WHAT NEEDS TO BE DONE
Retype all of the listing exactly, passing over any picture you find.

SOURCE MATERIAL
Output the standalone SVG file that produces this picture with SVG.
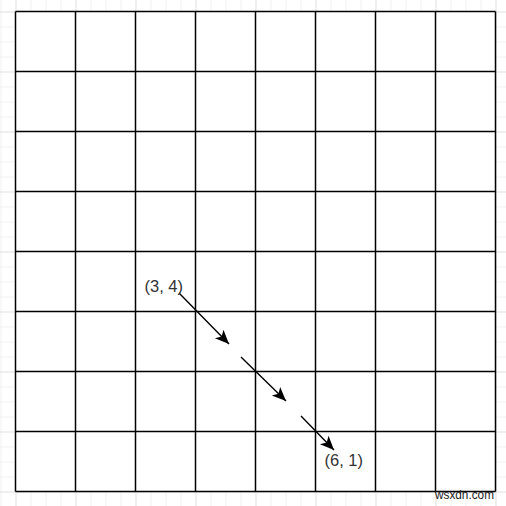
<svg xmlns="http://www.w3.org/2000/svg" width="506" height="506" viewBox="0 0 506 506">
<style>
.lbl{font-family:"Liberation Sans",Arial,sans-serif;font-size:16.5px;fill:#333}
.wm{font-family:"Liberation Sans",Arial,sans-serif;font-size:13px;fill:#222}
.grid{stroke:#000;stroke-width:1.5;fill:none}
.arr{stroke:#000;stroke-width:1.4;fill:none;marker-end:url(#ah)}
</style>
<defs>
<pattern id="bg" x="15.5" y="11.5" width="60" height="60" patternUnits="userSpaceOnUse">
<path d="M15.5,0V60M30.5,0V60M45.5,0V60M0,15.5H60M0,30.5H60M0,45.5H60" stroke="#f0f0f0" stroke-width="1" fill="none"/>
<path d="M0.5,0V60M0,0.5H60" stroke="#dedede" stroke-width="1" fill="none"/>
</pattern>
<marker id="ah" viewBox="-15 -7 16 14" refX="0" refY="0" markerWidth="16" markerHeight="14" markerUnits="userSpaceOnUse" orient="auto">
<path d="M0,0 L-14,-6 L-10.5,0 L-14,6 Z" fill="#000"/>
</marker>
</defs>
<rect width="506" height="506" fill="#fff"/>
<rect width="506" height="506" fill="url(#bg)"/>
<g id="board">
<rect x="15.5" y="11.5" width="480" height="480" fill="#fff"/>
<path class="grid" d="M15.5,11.5V491.5M75.5,11.5V491.5M135.5,11.5V491.5M195.5,11.5V491.5M255.5,11.5V491.5M315.5,11.5V491.5M375.5,11.5V491.5M435.5,11.5V491.5M495.5,11.5V491.5M15.5,11.5H495.5M15.5,71.5H495.5M15.5,131.5H495.5M15.5,191.5H495.5M15.5,251.5H495.5M15.5,311.5H495.5M15.5,371.5H495.5M15.5,431.5H495.5M15.5,491.5H495.5"/>
</g>
<g id="connectors">
<path class="arr" d="M179,293 L229,344"/>
<path class="arr" d="M241,357 L286,401"/>
<path class="arr" d="M301,416 L334,450"/>
</g>
<g id="start">
<text class="lbl" x="144.5" y="291.5">(3, 4)</text>
</g>
<g id="end">
<text class="lbl" x="324.5" y="466">(6, 1)</text>
</g>
<text class="wm" x="435" y="499" textLength="59" lengthAdjust="spacingAndGlyphs">wsxdn.com</text>
</svg>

WORKED ANSWER
Output the standalone SVG file that produces this picture with SVG.
<svg xmlns="http://www.w3.org/2000/svg" width="506" height="506" viewBox="0 0 506 506">
<style>
.lbl{font-family:"Liberation Sans",Arial,sans-serif;font-size:16.5px;fill:#333}
.wm{font-family:"Liberation Sans",Arial,sans-serif;font-size:13px;fill:#222}
.grid{stroke:#000;stroke-width:1.5;fill:none}
.arr{stroke:#000;stroke-width:1.4;fill:none;marker-end:url(#ah)}
</style>
<defs>
<pattern id="bg" x="15.5" y="11.5" width="60" height="60" patternUnits="userSpaceOnUse">
<path d="M15.5,0V60M30.5,0V60M45.5,0V60M0,15.5H60M0,30.5H60M0,45.5H60" stroke="#f0f0f0" stroke-width="1" fill="none"/>
<path d="M0.5,0V60M0,0.5H60" stroke="#dedede" stroke-width="1" fill="none"/>
</pattern>
<marker id="ah" viewBox="-15 -7 16 14" refX="0" refY="0" markerWidth="16" markerHeight="14" markerUnits="userSpaceOnUse" orient="auto">
<path d="M0,0 L-14,-6 L-10.5,0 L-14,6 Z" fill="#000"/>
</marker>
</defs>
<rect width="506" height="506" fill="#fff"/>
<rect width="506" height="506" fill="url(#bg)"/>
<g id="board">
<rect x="15.5" y="11.5" width="480" height="480" fill="#fff"/>
<path class="grid" d="M15.5,11.5V491.5M75.5,11.5V491.5M135.5,11.5V491.5M195.5,11.5V491.5M255.5,11.5V491.5M315.5,11.5V491.5M375.5,11.5V491.5M435.5,11.5V491.5M495.5,11.5V491.5M15.5,11.5H495.5M15.5,71.5H495.5M15.5,131.5H495.5M15.5,191.5H495.5M15.5,251.5H495.5M15.5,311.5H495.5M15.5,371.5H495.5M15.5,431.5H495.5M15.5,491.5H495.5"/>
</g>
<g id="connectors">
<path class="arr" d="M179,293 L229,344"/>
<path class="arr" d="M241,357 L286,401"/>
<path class="arr" d="M301,416 L334,450"/>
</g>
<g id="start">
<text class="lbl" x="144.5" y="291.5">(3, 4)</text>
</g>
<g id="end">
<text class="lbl" x="324.5" y="466">(6, 1)</text>
</g>
<text class="wm" x="435" y="499" textLength="59" lengthAdjust="spacingAndGlyphs">wsxdn.com</text>
</svg>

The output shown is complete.